-- Problem statement --
Where the string "with" occurs in the material below, report the whole line.

-- Information supplied --

------------------------------------------------------------------------

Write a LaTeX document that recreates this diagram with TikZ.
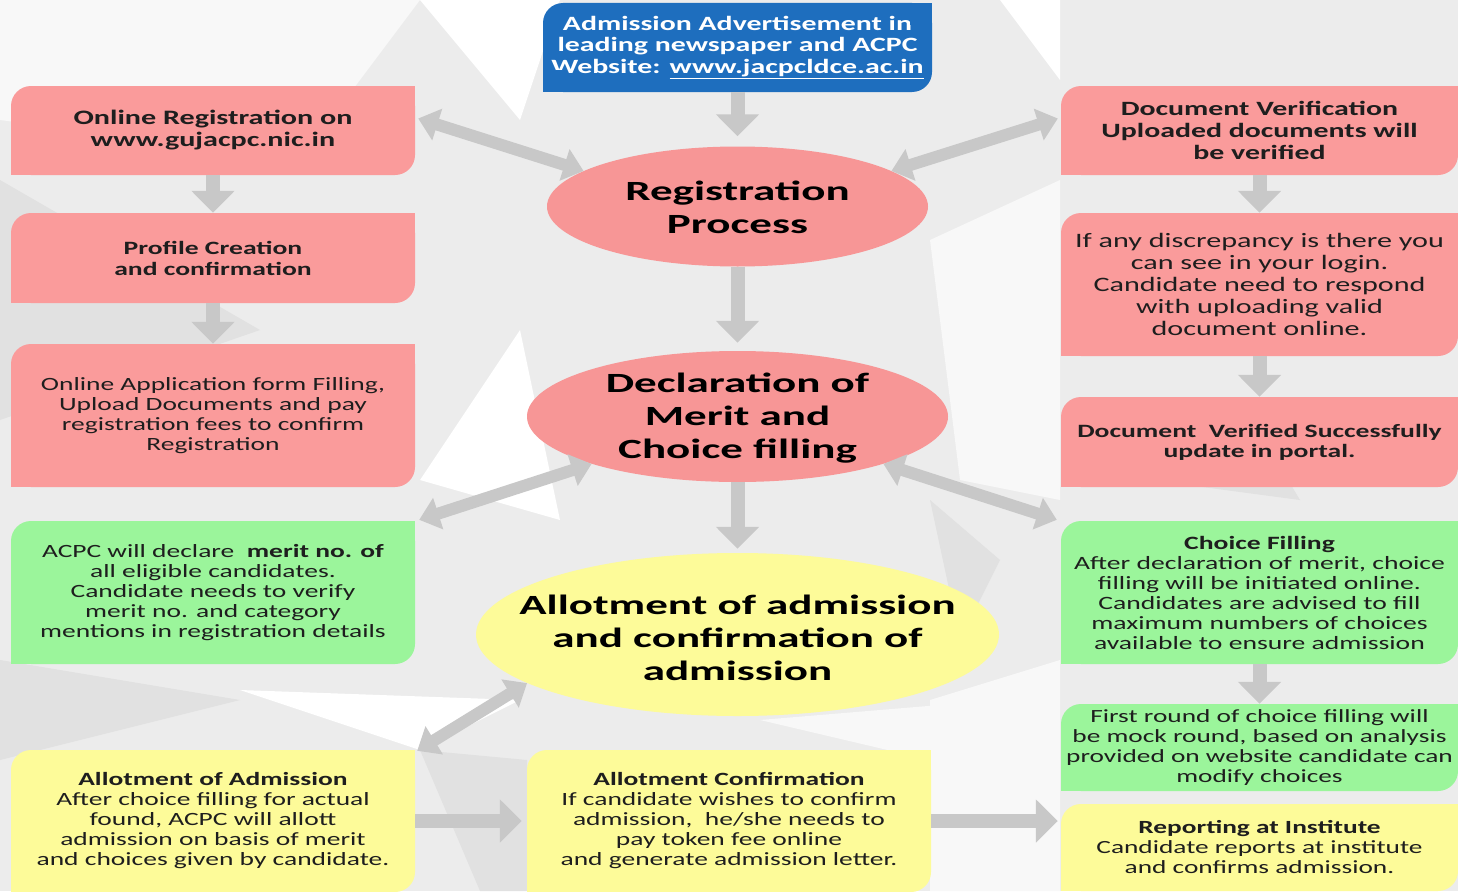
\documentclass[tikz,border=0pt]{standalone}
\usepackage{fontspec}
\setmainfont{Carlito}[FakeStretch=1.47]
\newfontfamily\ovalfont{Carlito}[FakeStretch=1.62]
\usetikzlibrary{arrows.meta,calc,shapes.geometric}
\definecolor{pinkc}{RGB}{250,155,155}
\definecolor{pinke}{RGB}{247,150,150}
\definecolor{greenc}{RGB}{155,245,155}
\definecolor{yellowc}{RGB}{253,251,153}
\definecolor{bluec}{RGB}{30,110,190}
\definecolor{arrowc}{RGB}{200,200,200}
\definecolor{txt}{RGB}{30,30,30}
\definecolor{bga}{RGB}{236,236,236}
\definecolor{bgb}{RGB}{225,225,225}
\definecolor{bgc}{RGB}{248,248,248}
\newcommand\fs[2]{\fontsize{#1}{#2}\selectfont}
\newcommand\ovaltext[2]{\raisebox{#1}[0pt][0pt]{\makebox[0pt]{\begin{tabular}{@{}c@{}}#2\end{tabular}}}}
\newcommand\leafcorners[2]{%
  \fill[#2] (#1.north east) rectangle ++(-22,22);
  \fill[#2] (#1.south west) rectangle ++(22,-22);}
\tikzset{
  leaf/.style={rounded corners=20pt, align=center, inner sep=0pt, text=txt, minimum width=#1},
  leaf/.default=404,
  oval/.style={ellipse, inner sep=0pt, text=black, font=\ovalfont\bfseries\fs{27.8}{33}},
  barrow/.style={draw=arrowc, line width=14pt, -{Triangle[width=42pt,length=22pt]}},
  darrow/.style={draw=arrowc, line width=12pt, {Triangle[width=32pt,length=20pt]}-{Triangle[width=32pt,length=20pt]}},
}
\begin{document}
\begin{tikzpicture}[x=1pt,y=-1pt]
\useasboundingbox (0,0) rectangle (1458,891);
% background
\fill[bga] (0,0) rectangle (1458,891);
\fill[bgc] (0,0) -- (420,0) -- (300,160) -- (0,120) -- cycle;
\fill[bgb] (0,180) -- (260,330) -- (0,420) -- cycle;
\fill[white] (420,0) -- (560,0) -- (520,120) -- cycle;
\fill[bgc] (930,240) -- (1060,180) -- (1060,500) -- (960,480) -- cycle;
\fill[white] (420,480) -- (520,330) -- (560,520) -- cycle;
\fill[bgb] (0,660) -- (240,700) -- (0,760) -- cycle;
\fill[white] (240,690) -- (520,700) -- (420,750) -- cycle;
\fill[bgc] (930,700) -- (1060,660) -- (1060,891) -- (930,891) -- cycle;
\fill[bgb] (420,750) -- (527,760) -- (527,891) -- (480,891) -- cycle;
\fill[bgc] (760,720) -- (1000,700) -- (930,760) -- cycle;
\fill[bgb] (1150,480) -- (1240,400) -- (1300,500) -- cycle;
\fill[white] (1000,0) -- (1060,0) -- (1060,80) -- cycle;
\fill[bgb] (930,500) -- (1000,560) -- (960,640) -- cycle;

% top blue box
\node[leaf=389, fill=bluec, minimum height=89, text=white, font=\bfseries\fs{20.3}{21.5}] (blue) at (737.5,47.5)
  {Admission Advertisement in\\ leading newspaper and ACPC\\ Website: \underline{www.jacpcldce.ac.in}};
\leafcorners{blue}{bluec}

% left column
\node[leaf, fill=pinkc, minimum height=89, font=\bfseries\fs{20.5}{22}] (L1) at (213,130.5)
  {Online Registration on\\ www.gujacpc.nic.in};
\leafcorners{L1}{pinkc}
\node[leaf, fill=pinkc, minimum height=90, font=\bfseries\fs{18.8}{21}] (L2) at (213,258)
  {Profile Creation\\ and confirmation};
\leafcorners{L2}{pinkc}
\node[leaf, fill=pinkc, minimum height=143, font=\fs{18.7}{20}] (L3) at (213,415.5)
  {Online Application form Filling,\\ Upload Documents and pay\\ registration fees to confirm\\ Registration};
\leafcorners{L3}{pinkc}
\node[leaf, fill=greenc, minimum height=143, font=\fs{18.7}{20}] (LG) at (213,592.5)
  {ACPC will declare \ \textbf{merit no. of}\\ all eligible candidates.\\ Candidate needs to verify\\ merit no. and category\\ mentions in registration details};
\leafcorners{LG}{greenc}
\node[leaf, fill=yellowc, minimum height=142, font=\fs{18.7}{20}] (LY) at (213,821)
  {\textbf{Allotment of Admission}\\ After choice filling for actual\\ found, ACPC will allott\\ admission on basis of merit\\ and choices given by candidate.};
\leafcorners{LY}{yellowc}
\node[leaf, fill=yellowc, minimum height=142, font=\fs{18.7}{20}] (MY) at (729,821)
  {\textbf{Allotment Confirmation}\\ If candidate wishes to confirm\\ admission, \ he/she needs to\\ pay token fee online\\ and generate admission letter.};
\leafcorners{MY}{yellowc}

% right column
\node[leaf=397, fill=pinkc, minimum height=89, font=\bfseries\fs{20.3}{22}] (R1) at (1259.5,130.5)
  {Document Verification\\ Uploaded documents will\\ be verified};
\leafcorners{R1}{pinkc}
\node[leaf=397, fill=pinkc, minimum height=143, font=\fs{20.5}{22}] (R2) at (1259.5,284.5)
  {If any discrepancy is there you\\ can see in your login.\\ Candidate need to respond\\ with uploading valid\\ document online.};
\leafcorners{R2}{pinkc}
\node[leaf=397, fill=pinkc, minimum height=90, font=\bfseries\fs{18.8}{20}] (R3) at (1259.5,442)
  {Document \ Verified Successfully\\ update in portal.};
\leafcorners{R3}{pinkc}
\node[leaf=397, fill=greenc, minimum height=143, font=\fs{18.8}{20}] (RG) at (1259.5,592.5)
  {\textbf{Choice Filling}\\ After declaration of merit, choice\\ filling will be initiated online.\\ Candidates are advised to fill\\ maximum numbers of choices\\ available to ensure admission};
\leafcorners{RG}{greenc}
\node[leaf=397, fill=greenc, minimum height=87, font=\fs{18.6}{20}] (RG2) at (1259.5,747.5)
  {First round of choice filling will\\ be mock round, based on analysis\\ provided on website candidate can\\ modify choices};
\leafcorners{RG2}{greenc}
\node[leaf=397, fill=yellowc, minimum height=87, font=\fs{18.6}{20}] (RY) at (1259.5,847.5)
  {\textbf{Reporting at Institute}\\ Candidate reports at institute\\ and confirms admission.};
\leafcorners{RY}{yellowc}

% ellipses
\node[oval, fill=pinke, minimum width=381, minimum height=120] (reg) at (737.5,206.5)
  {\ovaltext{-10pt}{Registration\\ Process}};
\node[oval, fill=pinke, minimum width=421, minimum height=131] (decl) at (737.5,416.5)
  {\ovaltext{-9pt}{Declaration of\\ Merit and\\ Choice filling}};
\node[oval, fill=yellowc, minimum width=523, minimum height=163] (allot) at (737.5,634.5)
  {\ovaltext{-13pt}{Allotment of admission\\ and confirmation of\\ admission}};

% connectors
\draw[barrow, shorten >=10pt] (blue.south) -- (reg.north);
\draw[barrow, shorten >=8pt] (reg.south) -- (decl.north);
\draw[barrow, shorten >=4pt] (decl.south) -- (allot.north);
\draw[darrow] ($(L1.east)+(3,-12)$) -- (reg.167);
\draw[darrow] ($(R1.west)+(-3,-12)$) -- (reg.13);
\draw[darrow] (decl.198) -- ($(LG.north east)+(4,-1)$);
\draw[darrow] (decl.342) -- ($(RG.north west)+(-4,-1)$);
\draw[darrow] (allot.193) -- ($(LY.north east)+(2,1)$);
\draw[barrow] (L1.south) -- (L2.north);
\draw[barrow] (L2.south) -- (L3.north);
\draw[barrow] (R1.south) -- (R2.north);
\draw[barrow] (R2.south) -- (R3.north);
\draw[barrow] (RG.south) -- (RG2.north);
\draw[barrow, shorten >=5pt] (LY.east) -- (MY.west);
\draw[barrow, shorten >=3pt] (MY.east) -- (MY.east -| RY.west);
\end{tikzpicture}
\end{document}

------------------------------------------------------------------------

-- The reply --
Write a LaTeX document that recreates this diagram with TikZ.
  {If any discrepancy is there you\\ can see in your login.\\ Candidate need to respond\\ with uploading valid\\ document online.};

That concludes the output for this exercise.